### [Given instruction]
Skip all pictures, then copy the lines from the start of the data through the line with "from matplotlib.lines import Line2D", keeping both ends.

────────────────

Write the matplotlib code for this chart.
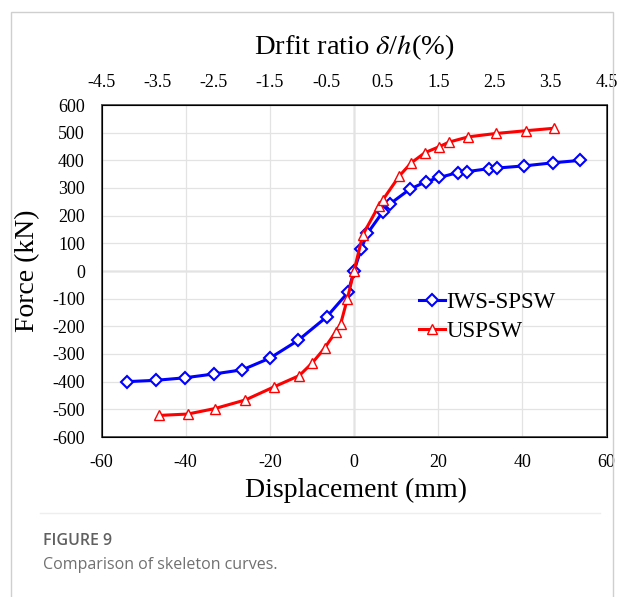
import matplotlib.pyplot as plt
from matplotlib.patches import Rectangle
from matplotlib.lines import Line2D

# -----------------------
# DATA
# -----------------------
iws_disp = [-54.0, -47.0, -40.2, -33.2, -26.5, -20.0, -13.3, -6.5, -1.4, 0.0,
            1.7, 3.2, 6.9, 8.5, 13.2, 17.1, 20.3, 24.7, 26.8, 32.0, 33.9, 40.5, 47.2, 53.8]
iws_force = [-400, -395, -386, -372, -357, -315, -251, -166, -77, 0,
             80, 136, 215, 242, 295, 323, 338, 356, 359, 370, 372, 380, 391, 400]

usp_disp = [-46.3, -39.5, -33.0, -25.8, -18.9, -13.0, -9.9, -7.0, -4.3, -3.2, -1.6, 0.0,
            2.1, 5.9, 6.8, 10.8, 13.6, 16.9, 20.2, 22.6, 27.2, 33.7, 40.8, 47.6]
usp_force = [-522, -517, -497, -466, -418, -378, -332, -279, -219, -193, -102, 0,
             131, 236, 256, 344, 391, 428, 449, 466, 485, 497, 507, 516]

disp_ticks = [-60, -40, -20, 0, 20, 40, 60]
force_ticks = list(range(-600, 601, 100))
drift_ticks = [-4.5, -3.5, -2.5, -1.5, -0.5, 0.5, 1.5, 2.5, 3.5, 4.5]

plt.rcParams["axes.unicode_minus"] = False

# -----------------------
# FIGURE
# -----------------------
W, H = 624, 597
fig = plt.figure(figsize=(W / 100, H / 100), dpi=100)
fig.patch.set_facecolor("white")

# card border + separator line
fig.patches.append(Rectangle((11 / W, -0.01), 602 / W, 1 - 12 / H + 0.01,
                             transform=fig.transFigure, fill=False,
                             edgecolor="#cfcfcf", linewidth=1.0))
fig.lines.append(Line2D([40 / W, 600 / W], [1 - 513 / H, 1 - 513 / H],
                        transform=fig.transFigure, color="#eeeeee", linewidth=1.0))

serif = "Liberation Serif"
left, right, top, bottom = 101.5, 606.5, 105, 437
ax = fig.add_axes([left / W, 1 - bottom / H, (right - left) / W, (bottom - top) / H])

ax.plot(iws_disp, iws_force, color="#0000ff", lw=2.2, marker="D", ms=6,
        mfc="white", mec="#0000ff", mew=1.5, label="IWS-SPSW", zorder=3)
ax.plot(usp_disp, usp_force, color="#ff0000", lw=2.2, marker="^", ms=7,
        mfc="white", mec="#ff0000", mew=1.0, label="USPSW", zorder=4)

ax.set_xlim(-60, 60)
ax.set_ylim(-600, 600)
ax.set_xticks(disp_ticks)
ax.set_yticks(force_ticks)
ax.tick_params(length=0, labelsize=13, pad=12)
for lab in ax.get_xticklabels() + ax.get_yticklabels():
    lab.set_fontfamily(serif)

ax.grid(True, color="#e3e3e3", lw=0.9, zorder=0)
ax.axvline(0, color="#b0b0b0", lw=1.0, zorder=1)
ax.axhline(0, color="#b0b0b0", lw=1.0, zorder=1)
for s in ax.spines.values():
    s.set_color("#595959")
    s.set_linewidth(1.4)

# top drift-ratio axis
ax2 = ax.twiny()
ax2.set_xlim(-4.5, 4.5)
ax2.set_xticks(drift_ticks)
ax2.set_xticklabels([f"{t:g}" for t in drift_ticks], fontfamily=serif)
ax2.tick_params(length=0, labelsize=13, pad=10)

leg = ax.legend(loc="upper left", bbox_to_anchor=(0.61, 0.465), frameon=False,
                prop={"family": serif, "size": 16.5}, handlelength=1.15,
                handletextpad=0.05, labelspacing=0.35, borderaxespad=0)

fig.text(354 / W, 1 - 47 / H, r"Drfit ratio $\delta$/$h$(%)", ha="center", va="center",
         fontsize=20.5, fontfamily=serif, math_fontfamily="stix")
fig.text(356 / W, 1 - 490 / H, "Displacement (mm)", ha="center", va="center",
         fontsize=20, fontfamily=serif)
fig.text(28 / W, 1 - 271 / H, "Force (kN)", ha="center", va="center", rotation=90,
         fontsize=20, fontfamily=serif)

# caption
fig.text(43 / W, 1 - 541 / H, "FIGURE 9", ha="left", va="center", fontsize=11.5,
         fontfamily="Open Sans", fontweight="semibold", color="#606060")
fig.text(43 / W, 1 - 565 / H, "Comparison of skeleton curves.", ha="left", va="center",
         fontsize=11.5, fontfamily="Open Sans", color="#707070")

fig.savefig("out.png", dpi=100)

────────────────

### [Solution to the exercise]
Write the matplotlib code for this chart.
import matplotlib.pyplot as plt
from matplotlib.patches import Rectangle
from matplotlib.lines import Line2D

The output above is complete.